Disney’s Winnie the Pooh follows the bear who’s always got his mind on his honey and his honey on his mind back into the Hundred Acre Wood; introducing him to a whole new generation of kids. Because, unlike most children’s films of the post-Shrek movement, this story really is one tailored for a bumper-seat audience.
Weaving seven classic AA Milne stories into one feature-length yarn, the film pivots around Eeyore’s missing tail. With a pot of honey as the reward for the best make-shift replacement, Pooh and friends try everything – from an umbrella to a cuckoo clock – to pin the tail back on the donkey. Meanwhile, the not-so-wise Owl misreads a misspelt ‘back soon’ message left by Christopher Robin, sending the gang on a wild-goose chase for a creature called a ‘Backson’.
Staying faithful to EH Shepherd’s original watercolour drawings, directors Stephen Anderson and Don Hall have reanimated Pooh with a bit more gloss, but not too much glitter. From Rabbit’s carrot patch to the ubiquitous floating red balloon, the film is sure to evoke a sense of nostalgia in bigger kids and adults too.
Even the more ‘modern’ sequences stay true to character; as in the cabaret song, ‘Everything is Honey’, we see Pooh dressed in a bee-striped swim suit and a boater hat and diving into a bottomless landscape of his favourite golden nectar.

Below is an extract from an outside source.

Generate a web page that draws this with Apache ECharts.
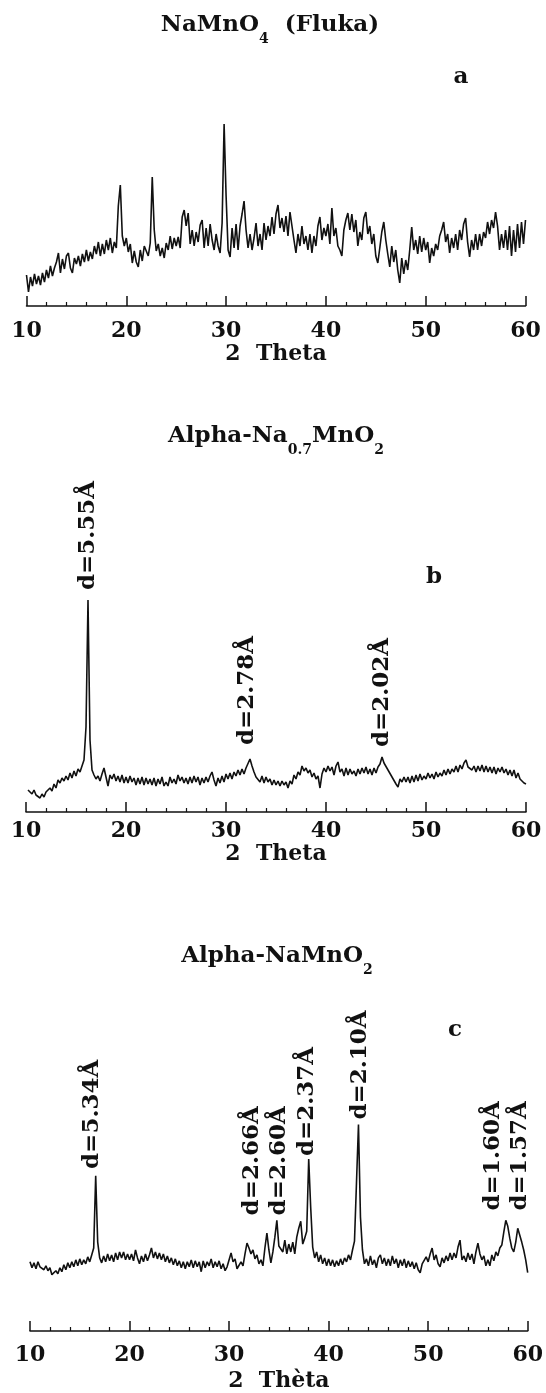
<!DOCTYPE html>
<html>
<head>
<meta charset="utf-8">
<title>XRD patterns</title>
<script src="https://cdn.jsdelivr.net/npm/echarts@6/dist/echarts.min.js"></script>
<style>
  html, body { margin: 0; padding: 0; background: #fff; }
  #chart { width: 546px; height: 1393px; }
</style>
</head>
<body>
<div id="chart"></div>
<script>
  // 2 theta scans, one reading every 0.2 degree
  const scanStep = 0.2;
  const startA = 10.0, startB = 10.2, startC = 10.0;
  const thetaMin = 10, thetaMax = 60, thetaInterval = 10;

  // a - NaMnO4 (Fluka), intensity in arbitrary units
  const intensityA = [
    31, 14, 29, 20, 32, 22, 30, 21, 33, 24,
    36, 28, 40, 30, 38, 44, 53, 33, 47, 37,
    50, 53, 38, 33, 48, 42, 50, 40, 52, 44,
    56, 45, 54, 47, 60, 52, 64, 50, 62, 52,
    66, 56, 68, 53, 64, 58, 100, 121, 70, 60,
    68, 54, 62, 43, 55, 44, 39, 56, 45, 60,
    62, 50, 63, 129, 76, 55, 62, 50, 58, 48,
    63, 56, 70, 57, 68, 60, 69, 58, 89, 96,
    80, 93, 62, 76, 60, 74, 64, 81, 86, 58,
    78, 60, 82, 66, 56, 72, 60, 53, 83, 182,
    110, 56, 49, 78, 58, 82, 56, 80, 92, 105,
    76, 58, 72, 56, 68, 83, 60, 72, 56, 83,
    66, 80, 70, 89, 72, 92, 101, 78, 88, 74,
    90, 70, 94, 96, 66, 53, 72, 60, 80, 62,
    70, 56, 72, 53, 70, 60, 80, 89, 66, 78,
    70, 82, 62, 98, 70, 78, 60, 56, 50, 76,
    86, 93, 76, 92, 74, 86, 60, 74, 66, 88,
    94, 72, 80, 62, 72, 50, 43, 58, 74, 84,
    66, 52, 39, 60, 44, 56, 36, 23, 48, 32,
    46, 36, 56, 79, 56, 66, 52, 70, 54, 68,
    56, 64, 43, 58, 50, 62, 56, 70, 76, 84,
    64, 72, 53, 68, 58, 72, 56, 76, 66, 82,
    88, 64, 49, 66, 56, 72, 56, 72, 60, 74,
    68, 84, 72, 86, 78, 94, 80, 56, 72, 58,
    76, 56, 80, 50, 76, 54, 82, 58, 84, 62,
    86
  ];

  // b - Alpha-Na0.7MnO2 (starts at 10.2)
  const intensityB = [
    22, 24, 18, 22, 17, 16, 14, 18, 15,
    20, 18, 24, 21, 28, 24, 32, 29, 34, 31,
    36, 32, 39, 34, 41, 36, 43, 40, 46, 52,
    85, 212, 72, 42, 37, 33, 36, 31, 38, 44,
    35, 26, 37, 33, 38, 31, 36, 30, 37, 29,
    35, 29, 36, 30, 34, 27, 34, 28, 35, 27,
    34, 28, 33, 27, 34, 26, 33, 28, 35, 26,
    30, 26, 35, 29, 33, 28, 37, 31, 35, 29,
    34, 28, 35, 29, 36, 30, 35, 27, 34, 29,
    35, 30, 36, 40, 32, 26, 34, 29, 36, 30,
    38, 33, 39, 33, 40, 36, 42, 37, 43, 38,
    44, 42, 53, 46, 40, 35, 36, 30, 36, 29,
    35, 30, 33, 27, 32, 27, 31, 26, 31, 27,
    30, 24, 31, 28, 37, 33, 40, 37, 46, 41,
    44, 39, 42, 35, 39, 33, 36, 24, 38, 44,
    40, 46, 41, 45, 37, 46, 50, 40, 43, 36,
    44, 37, 43, 38, 41, 36, 43, 38, 44, 39,
    45, 38, 43, 37, 44, 39, 45, 48, 55, 49,
    49, 42, 41, 35, 34, 28, 25, 33, 30, 35,
    30, 35, 29, 36, 30, 37, 31, 38, 32, 36,
    33, 39, 34, 38, 33, 40, 35, 39, 36, 42,
    37, 43, 38, 43, 40, 46, 40, 47, 43, 49,
    52, 45, 47, 42, 46, 40, 46, 41, 47, 40,
    46, 40, 45, 39, 45, 38, 44, 40, 45, 39,
    43, 37, 42, 36, 42, 34, 39, 33, 35, 29,
    28
  ];

  // c - Alpha-NaMnO2
  const intensityC = [
    70, 64, 69, 63, 70, 65, 67, 62, 66, 61,
    64, 57, 56, 61, 58, 64, 60, 67, 62, 69,
    64, 70, 65, 72, 66, 73, 67, 72, 68, 75,
    70, 77, 84, 157, 90, 74, 69, 76, 70, 78,
    71, 77, 70, 79, 72, 80, 74, 80, 72, 78,
    72, 78, 71, 82, 74, 68, 76, 70, 78, 71,
    77, 84, 74, 80, 73, 79, 72, 78, 70, 76,
    69, 74, 67, 73, 66, 71, 64, 70, 63, 70,
    65, 72, 64, 71, 65, 70, 60, 71, 64, 70,
    66, 73, 64, 70, 65, 71, 63, 68, 61, 65,
    66, 79, 70, 73, 63, 61, 70, 66, 78, 89,
    84, 78, 82, 73, 77, 68, 72, 66, 84, 99,
    82, 69, 80, 95, 112, 86, 88, 80, 92, 78,
    88, 80, 90, 78, 95, 104, 111, 88, 94, 101,
    174, 125, 85, 74, 80, 70, 77, 68, 74, 66,
    73, 66, 72, 65, 71, 66, 73, 67, 74, 70,
    77, 72, 82, 91, 150, 209, 115, 82, 68, 73,
    66, 76, 67, 72, 64, 74, 77, 68, 74, 66,
    73, 66, 76, 68, 73, 64, 72, 66, 73, 64,
    71, 65, 70, 63, 69, 62, 59, 68, 66, 75,
    70, 78, 84, 72, 77, 68, 65, 74, 69, 76,
    71, 79, 72, 79, 74, 85, 92, 72, 76, 70,
    79, 72, 78, 68, 80, 89, 78, 72, 76, 66,
    72, 66, 77, 71, 80, 76, 84, 87, 100, 112,
    106, 94, 84, 80, 90, 104, 106, 90, 82, 72,
    59
  ];

  // peak labels: text, 2 theta, intensity where the label starts
  const peakTextB = ['d=5.55Å', 'd=2.78Å', 'd=2.02Å'];
  const peakThetaB = [16.2, 32.15, 45.65];
  const peakBaseB = [222, 67, 65];

  const peakTextC = ['d=5.34Å', 'd=2.66Å', 'd=2.60Å', 'd=2.37Å', 'd=2.10Å', 'd=1.60Å', 'd=1.57Å'];
  const peakThetaC = [16.2, 32.3, 35.0, 37.8, 43.2, 56.5, 59.2];
  const peakBaseC = [164, 117, 117, 177, 214, 122, 122];

  const serif = '"DejaVu Serif", "Liberation Serif", serif';
  const ink = '#111';

  function toPairs(start, values) {
    return values.map((v, i) => [+(start + i * scanStep).toFixed(1), v]);
  }

  function xAxisFor(gridIndex, labelMargin, nameGap, name) {
    return {
      gridIndex: gridIndex,
      type: 'value',
      min: thetaMin,
      max: thetaMax,
      interval: thetaInterval,
      name: name,
      nameLocation: 'middle',
      nameGap: nameGap,
      nameTextStyle: { fontFamily: serif, fontWeight: 'bold', fontSize: 22, color: ink },
      axisLine: { onZero: false, lineStyle: { color: ink, width: 1.5 } },
      axisTick: { inside: true, length: 10, lineStyle: { color: ink, width: 1.5 } },
      minorTick: { show: true, splitNumber: 5, length: 4, lineStyle: { color: ink, width: 1.2 } },
      axisLabel: { margin: labelMargin, fontFamily: serif, fontWeight: 'bold', fontSize: 22, color: ink },
      splitLine: { show: false },
      minorSplitLine: { show: false }
    };
  }

  function yAxisFor(gridIndex, max) {
    return { gridIndex: gridIndex, type: 'value', min: 0, max: max, show: false };
  }

  function peakMarks(texts, thetas, bases) {
    return {
      symbol: 'circle',
      symbolSize: 0,
      silent: true,
      animation: false,
      label: {
        show: true,
        rotate: 90,
        position: 'inside',
        align: 'left',
        verticalAlign: 'middle',
        fontFamily: serif,
        fontWeight: 'bold',
        fontSize: 23,
        color: ink,
        formatter: p => p.name
      },
      data: texts.map((t, i) => ({ name: t, coord: [thetas[i], bases[i]] }))
    };
  }

  function pattern(index, start, values, marks) {
    const s = {
      type: 'line',
      xAxisIndex: index,
      yAxisIndex: index,
      data: toPairs(start, values),
      symbol: 'none',
      lineStyle: { color: ink, width: 1.6 },
      animation: false
    };
    if (marks) s.markPoint = marks;
    return s;
  }

  const subStyle = { fontFamily: serif, fontWeight: 'bold', fontSize: 14, lineHeight: 14, verticalAlign: 'bottom', fill: ink };

  function heading(x, y, text) {
    return {
      type: 'text',
      x: x,
      y: y,
      style: {
        text: text,
        fontFamily: serif,
        fontWeight: 'bold',
        fontSize: 23,
        lineHeight: 42,
        fill: ink,
        align: 'center',
        verticalAlign: 'middle',
        rich: { s: subStyle }
      }
    };
  }

  function letter(x, y, text) {
    return {
      type: 'text',
      x: x,
      y: y,
      style: {
        text: text,
        fontFamily: serif,
        fontWeight: 'bold',
        fontSize: 23,
        fill: ink,
        align: 'center',
        verticalAlign: 'middle'
      }
    };
  }

  const chart = echarts.init(document.getElementById('chart'));
  chart.setOption({
    backgroundColor: '#fff',
    animation: false,
    grid: [
      { left: 26.5, width: 499, top: 106, height: 200 },
      { left: 26, width: 500, top: 562, height: 250 },
      { left: 30, width: 500, top: 1084, height: 250 }
    ],
    xAxis: [
      xAxisFor(0, 14, 37, '2  Theta'),
      xAxisFor(1, 8, 28, '2  Theta'),
      xAxisFor(2, 13, 39, '2  Thèta')
    ],
    yAxis: [yAxisFor(0, 200), yAxisFor(1, 250), yAxisFor(2, 250)],
    series: [
      pattern(0, startA, intensityA, null),
      pattern(1, startB, intensityB, peakMarks(peakTextB, peakThetaB, peakBaseB)),
      pattern(2, startC, intensityC, peakMarks(peakTextC, peakThetaC, peakBaseC))
    ],
    graphic: [
      heading(270, 25, 'NaMnO{s|4}  (Fluka)'),
      heading(276, 436, 'Alpha-Na{s|0.7}MnO{s|2}'),
      heading(277, 956, 'Alpha-NaMnO{s|2}'),
      letter(461, 77, 'a'),
      letter(434, 577, 'b'),
      letter(455, 1030, 'c')
    ]
  });
</script>
</body>
</html>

Helped along by John Cleese as narrator, the whimsical – quintessentially British –film also allows its characters to interact with the story itself: getting tangled in its lines and bouncing off the punctuation marks on the page.
After all, after spending 85 years not growing up in the Hundred Acre Wood, it would be implausible to expect Pooh to be brought back to life anywhere other than from the heart of the storybook.
Published 13 Apr 2011
A new Winnie the Pooh cartoon! Hope it’s not too new-fangled.
Honey and spice and all things nice.
Pooh’s return will no doubt charm both older and younger audiences.